# [WHAT THE TASK ASKS]
Exact reproduction is required for the lines bounded by the one containing "Give me the TikZ source for this diagram." and the one containing "(0,0) rectangle (1021,740);", both bounds included. Print them without any pictures.

# [STORED ROWS]
━━━━

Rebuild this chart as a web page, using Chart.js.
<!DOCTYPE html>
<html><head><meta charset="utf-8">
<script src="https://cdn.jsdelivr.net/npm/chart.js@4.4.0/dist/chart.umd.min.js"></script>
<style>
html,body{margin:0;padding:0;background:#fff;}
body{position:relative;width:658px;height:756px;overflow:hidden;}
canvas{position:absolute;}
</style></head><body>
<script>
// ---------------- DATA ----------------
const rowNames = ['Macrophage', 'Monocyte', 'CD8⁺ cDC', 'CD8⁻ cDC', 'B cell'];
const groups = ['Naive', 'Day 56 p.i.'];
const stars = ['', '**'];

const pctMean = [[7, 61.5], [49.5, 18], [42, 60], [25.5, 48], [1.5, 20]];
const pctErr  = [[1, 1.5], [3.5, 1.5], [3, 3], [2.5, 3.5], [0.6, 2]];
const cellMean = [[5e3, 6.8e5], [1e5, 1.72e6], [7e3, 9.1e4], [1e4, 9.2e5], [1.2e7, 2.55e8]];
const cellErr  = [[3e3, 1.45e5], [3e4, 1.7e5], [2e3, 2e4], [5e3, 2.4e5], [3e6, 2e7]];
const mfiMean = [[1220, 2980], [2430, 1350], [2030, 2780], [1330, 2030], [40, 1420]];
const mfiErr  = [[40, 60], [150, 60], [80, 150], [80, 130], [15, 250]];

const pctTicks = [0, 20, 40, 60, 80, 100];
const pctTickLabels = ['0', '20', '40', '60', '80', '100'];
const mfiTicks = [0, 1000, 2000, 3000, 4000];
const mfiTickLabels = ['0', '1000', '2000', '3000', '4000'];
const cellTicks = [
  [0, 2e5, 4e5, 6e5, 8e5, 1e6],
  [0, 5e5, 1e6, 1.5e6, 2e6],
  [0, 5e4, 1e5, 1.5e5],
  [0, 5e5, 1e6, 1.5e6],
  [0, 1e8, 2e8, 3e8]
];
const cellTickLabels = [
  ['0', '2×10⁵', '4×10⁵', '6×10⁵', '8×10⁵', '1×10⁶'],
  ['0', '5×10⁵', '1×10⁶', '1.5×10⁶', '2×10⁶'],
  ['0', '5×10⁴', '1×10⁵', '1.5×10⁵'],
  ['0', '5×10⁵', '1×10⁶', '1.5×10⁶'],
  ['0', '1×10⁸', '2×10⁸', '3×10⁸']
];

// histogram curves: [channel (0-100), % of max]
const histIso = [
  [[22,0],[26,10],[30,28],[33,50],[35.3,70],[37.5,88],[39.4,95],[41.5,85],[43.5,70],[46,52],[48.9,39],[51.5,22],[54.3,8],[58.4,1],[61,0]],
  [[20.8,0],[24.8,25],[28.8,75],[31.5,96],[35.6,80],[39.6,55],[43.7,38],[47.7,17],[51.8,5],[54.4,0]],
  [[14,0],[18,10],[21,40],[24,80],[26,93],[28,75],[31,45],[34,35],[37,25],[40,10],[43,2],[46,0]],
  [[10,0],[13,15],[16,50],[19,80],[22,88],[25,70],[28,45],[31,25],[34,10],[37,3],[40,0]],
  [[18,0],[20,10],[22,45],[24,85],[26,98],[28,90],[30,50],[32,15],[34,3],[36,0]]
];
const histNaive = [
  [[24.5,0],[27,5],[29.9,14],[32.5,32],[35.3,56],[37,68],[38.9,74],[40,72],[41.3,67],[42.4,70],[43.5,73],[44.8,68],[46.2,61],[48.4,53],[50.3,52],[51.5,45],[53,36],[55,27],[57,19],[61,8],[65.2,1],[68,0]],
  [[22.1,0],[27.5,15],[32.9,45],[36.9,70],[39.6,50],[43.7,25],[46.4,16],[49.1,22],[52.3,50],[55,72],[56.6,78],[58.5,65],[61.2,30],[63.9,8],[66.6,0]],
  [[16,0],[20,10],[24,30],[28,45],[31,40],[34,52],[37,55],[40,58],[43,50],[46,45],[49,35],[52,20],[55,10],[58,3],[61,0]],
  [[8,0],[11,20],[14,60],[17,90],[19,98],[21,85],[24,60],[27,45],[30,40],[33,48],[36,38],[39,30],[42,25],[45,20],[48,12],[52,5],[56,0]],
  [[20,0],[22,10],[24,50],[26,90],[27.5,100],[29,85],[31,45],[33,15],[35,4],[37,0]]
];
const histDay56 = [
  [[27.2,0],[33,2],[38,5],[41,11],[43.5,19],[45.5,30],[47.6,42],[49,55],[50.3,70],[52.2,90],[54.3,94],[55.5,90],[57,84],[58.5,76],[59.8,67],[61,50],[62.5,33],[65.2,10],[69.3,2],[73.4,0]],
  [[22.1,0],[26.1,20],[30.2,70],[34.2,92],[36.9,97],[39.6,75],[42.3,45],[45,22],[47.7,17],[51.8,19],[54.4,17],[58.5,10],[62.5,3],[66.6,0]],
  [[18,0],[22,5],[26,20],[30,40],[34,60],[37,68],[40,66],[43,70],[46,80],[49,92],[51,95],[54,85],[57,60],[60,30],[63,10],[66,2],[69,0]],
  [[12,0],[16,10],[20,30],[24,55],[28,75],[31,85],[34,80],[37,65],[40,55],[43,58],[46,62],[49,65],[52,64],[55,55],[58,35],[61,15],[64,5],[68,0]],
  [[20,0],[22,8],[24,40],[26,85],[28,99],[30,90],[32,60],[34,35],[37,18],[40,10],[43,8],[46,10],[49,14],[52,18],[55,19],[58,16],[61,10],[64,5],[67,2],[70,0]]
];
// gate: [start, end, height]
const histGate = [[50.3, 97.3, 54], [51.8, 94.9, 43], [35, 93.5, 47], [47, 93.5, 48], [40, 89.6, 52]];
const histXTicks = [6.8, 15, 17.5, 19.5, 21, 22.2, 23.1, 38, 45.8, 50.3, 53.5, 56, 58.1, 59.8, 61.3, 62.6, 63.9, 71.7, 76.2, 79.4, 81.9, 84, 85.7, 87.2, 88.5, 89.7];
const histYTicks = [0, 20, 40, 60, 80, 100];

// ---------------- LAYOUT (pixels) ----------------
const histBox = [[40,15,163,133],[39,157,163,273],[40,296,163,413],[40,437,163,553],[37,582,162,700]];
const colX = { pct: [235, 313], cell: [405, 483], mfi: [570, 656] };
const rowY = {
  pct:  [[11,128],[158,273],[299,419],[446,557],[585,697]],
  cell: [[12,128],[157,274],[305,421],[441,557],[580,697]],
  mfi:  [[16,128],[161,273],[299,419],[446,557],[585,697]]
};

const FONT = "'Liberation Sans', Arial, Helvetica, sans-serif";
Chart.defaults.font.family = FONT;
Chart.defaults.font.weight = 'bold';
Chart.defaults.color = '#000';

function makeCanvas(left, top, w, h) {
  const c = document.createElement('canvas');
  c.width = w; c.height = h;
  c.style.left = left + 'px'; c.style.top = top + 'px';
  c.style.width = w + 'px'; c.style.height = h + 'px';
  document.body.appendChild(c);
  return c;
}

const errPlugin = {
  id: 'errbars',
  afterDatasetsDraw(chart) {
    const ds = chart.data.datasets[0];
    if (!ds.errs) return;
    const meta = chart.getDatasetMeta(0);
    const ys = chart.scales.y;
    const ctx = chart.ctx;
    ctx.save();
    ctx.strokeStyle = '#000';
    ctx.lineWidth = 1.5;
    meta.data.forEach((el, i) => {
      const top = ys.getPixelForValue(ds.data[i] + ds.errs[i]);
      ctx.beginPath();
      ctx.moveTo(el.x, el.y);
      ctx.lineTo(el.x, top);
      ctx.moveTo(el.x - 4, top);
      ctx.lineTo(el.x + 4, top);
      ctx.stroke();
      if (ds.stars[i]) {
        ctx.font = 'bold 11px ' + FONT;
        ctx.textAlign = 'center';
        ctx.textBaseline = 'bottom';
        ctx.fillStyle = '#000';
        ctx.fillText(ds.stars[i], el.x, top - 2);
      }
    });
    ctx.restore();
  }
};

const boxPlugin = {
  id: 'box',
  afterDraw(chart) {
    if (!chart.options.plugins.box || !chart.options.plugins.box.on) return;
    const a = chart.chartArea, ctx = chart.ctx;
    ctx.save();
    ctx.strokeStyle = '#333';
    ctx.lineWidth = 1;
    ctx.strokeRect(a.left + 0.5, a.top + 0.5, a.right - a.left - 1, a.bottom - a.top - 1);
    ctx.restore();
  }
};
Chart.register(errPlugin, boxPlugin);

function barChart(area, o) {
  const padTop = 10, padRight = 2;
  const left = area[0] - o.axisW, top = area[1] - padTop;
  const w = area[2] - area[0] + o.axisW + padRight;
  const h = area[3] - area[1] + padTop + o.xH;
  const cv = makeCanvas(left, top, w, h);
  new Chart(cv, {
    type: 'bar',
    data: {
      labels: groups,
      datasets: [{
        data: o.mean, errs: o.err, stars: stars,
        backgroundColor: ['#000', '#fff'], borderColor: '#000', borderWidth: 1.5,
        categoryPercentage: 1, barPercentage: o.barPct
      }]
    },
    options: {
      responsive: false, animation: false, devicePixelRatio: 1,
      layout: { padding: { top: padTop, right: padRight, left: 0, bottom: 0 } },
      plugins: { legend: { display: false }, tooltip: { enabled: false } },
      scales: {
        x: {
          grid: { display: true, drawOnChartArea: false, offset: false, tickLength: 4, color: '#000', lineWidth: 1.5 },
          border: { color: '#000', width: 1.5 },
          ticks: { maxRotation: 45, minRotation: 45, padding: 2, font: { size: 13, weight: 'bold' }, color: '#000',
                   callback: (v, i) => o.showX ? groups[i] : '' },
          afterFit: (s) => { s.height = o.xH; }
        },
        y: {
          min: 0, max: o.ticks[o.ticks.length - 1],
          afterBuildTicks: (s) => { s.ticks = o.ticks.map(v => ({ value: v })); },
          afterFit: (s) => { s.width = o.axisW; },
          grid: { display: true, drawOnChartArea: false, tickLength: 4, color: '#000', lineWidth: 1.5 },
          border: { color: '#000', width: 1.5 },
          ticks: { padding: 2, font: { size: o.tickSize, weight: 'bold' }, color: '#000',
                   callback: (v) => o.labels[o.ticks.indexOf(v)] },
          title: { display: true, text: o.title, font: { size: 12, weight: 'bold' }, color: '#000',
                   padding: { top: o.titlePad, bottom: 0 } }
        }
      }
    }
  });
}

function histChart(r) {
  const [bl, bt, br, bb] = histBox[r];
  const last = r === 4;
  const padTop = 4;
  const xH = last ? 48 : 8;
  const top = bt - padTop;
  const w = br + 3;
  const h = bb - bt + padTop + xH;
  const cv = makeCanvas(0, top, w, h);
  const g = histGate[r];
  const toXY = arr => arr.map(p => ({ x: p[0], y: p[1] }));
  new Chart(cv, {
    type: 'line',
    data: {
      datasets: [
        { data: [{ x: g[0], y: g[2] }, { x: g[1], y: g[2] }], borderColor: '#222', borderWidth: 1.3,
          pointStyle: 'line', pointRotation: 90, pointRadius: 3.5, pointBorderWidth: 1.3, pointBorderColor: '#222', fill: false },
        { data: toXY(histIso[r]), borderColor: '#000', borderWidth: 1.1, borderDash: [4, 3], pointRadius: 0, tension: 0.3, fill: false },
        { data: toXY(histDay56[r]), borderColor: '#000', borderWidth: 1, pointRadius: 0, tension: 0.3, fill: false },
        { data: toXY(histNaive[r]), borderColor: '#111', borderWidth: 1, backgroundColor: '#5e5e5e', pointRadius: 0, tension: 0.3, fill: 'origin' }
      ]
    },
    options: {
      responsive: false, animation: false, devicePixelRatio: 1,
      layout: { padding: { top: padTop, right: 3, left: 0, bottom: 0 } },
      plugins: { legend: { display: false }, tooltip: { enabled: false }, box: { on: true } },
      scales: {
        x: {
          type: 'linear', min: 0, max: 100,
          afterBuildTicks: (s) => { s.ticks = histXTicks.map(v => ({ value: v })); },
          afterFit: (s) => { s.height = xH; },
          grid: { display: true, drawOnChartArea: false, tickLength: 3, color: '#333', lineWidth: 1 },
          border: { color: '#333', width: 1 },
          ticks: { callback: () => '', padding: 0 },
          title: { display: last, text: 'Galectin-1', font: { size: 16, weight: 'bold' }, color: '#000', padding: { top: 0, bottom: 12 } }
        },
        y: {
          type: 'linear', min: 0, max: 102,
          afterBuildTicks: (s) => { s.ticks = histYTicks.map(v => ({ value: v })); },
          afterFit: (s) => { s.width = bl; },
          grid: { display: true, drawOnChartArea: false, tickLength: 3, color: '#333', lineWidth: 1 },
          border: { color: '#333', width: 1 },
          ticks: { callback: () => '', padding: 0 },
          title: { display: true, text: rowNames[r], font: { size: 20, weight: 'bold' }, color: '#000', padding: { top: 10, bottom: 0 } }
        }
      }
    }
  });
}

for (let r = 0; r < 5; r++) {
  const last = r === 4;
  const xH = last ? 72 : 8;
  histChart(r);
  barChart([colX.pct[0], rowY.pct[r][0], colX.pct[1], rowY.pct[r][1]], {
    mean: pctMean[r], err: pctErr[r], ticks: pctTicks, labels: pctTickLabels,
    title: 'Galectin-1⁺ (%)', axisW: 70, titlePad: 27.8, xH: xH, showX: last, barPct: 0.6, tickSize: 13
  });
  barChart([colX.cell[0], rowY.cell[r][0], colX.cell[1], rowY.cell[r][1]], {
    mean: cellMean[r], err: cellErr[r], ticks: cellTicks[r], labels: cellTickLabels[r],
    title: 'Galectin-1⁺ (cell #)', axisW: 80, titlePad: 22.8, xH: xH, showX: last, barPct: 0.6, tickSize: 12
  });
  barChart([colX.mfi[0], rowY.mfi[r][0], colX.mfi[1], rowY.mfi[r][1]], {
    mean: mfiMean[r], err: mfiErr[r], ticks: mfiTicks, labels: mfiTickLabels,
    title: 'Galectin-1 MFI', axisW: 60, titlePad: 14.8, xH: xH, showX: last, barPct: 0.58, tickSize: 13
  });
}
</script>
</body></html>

━━━━

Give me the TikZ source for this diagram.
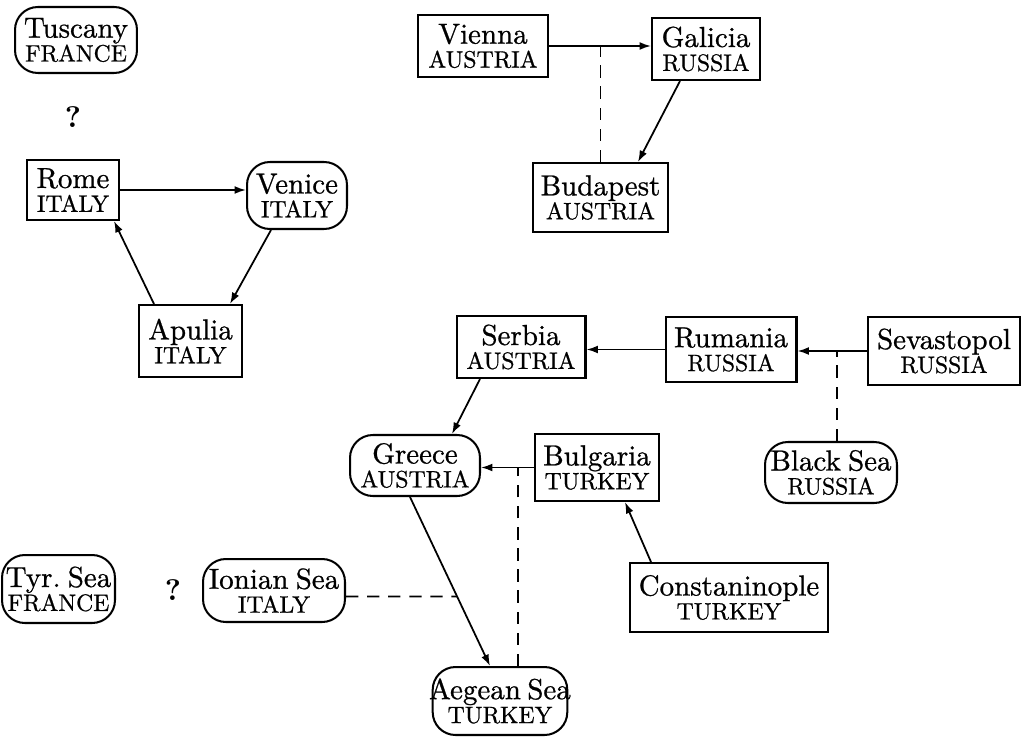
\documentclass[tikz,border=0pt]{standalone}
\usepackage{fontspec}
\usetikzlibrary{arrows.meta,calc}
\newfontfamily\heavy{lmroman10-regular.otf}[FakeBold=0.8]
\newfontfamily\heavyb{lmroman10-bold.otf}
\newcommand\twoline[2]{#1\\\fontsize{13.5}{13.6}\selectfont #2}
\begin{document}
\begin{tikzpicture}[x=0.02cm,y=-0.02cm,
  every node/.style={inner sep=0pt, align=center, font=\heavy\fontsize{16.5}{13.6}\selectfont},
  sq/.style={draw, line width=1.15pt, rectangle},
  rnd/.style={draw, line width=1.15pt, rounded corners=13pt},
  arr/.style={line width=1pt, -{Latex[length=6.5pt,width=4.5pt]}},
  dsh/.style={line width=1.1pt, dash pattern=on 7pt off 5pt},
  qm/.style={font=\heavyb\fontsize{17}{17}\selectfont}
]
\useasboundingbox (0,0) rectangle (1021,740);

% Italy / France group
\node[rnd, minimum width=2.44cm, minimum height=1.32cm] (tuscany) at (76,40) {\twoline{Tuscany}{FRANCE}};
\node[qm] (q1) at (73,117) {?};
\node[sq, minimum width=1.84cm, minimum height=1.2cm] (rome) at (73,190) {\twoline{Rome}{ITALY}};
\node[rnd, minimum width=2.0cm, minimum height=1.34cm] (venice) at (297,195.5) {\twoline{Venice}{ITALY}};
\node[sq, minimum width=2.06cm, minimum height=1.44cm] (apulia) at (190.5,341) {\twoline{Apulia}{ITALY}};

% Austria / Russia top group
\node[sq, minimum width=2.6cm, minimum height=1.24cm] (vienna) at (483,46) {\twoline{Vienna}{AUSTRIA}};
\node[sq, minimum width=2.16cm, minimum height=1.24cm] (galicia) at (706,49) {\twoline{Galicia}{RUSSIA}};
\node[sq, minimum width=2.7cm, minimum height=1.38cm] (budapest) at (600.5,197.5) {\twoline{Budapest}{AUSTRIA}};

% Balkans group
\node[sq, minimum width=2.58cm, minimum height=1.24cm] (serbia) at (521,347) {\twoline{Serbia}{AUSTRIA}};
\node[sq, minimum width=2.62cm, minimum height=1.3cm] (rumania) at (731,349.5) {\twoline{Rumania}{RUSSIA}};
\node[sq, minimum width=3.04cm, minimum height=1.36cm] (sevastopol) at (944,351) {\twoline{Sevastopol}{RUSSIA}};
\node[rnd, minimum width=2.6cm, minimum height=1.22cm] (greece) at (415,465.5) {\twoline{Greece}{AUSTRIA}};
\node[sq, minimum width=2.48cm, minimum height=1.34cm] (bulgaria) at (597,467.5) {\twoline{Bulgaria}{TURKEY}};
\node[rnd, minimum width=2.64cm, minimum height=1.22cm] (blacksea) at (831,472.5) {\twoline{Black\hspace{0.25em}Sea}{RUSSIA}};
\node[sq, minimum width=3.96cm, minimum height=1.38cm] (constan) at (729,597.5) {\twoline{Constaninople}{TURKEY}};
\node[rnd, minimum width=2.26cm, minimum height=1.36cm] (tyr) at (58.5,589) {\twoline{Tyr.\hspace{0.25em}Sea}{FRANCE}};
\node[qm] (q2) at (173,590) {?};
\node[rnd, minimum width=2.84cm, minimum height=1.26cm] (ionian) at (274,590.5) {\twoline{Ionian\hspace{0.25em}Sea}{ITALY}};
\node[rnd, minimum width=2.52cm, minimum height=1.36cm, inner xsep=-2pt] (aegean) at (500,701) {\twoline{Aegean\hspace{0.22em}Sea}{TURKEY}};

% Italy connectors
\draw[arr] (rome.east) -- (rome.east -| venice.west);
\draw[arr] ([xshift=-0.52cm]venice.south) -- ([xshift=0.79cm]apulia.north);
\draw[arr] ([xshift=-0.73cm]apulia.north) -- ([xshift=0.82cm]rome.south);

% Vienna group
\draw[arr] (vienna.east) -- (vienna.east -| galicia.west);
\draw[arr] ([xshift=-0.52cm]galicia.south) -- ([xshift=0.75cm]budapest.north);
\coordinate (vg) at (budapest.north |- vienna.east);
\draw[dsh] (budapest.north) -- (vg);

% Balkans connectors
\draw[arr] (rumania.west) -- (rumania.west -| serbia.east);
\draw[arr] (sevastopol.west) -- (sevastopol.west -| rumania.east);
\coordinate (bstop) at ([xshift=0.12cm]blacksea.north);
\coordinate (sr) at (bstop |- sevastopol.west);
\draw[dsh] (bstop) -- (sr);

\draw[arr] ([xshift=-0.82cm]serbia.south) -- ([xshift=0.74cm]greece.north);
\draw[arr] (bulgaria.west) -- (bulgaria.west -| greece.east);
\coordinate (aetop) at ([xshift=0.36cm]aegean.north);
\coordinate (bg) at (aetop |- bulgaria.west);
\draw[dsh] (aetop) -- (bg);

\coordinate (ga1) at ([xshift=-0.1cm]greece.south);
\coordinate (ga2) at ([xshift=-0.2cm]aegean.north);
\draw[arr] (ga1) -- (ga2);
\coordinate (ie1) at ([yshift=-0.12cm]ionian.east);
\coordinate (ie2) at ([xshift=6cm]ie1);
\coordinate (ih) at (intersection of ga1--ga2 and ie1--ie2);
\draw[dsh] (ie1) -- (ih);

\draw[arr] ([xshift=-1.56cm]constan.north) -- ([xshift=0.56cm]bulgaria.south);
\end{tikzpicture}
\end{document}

━━━━

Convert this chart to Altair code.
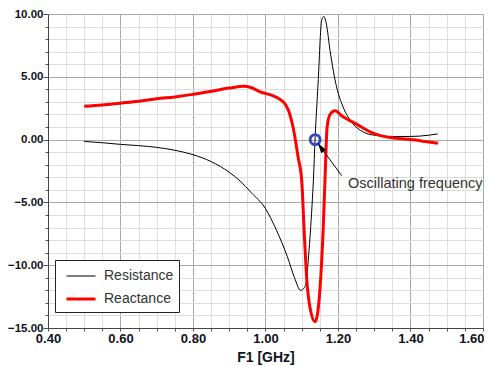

━━━━

# [FINISHED ANSWER]
Give me the TikZ source for this diagram.
\documentclass[tikz,border=0pt]{standalone}
\usepackage{fontspec}
\usetikzlibrary{arrows.meta,calc}
\newfontfamily\heavy{lmroman10-regular.otf}[FakeBold=0.8]
\newfontfamily\heavyb{lmroman10-bold.otf}
\newcommand\twoline[2]{#1\\\fontsize{13.5}{13.6}\selectfont #2}
\begin{document}
\begin{tikzpicture}[x=0.02cm,y=-0.02cm,
  every node/.style={inner sep=0pt, align=center, font=\heavy\fontsize{16.5}{13.6}\selectfont},
  sq/.style={draw, line width=1.15pt, rectangle},
  rnd/.style={draw, line width=1.15pt, rounded corners=13pt},
  arr/.style={line width=1pt, -{Latex[length=6.5pt,width=4.5pt]}},
  dsh/.style={line width=1.1pt, dash pattern=on 7pt off 5pt},
  qm/.style={font=\heavyb\fontsize{17}{17}\selectfont}
]
\useasboundingbox (0,0) rectangle (1021,740);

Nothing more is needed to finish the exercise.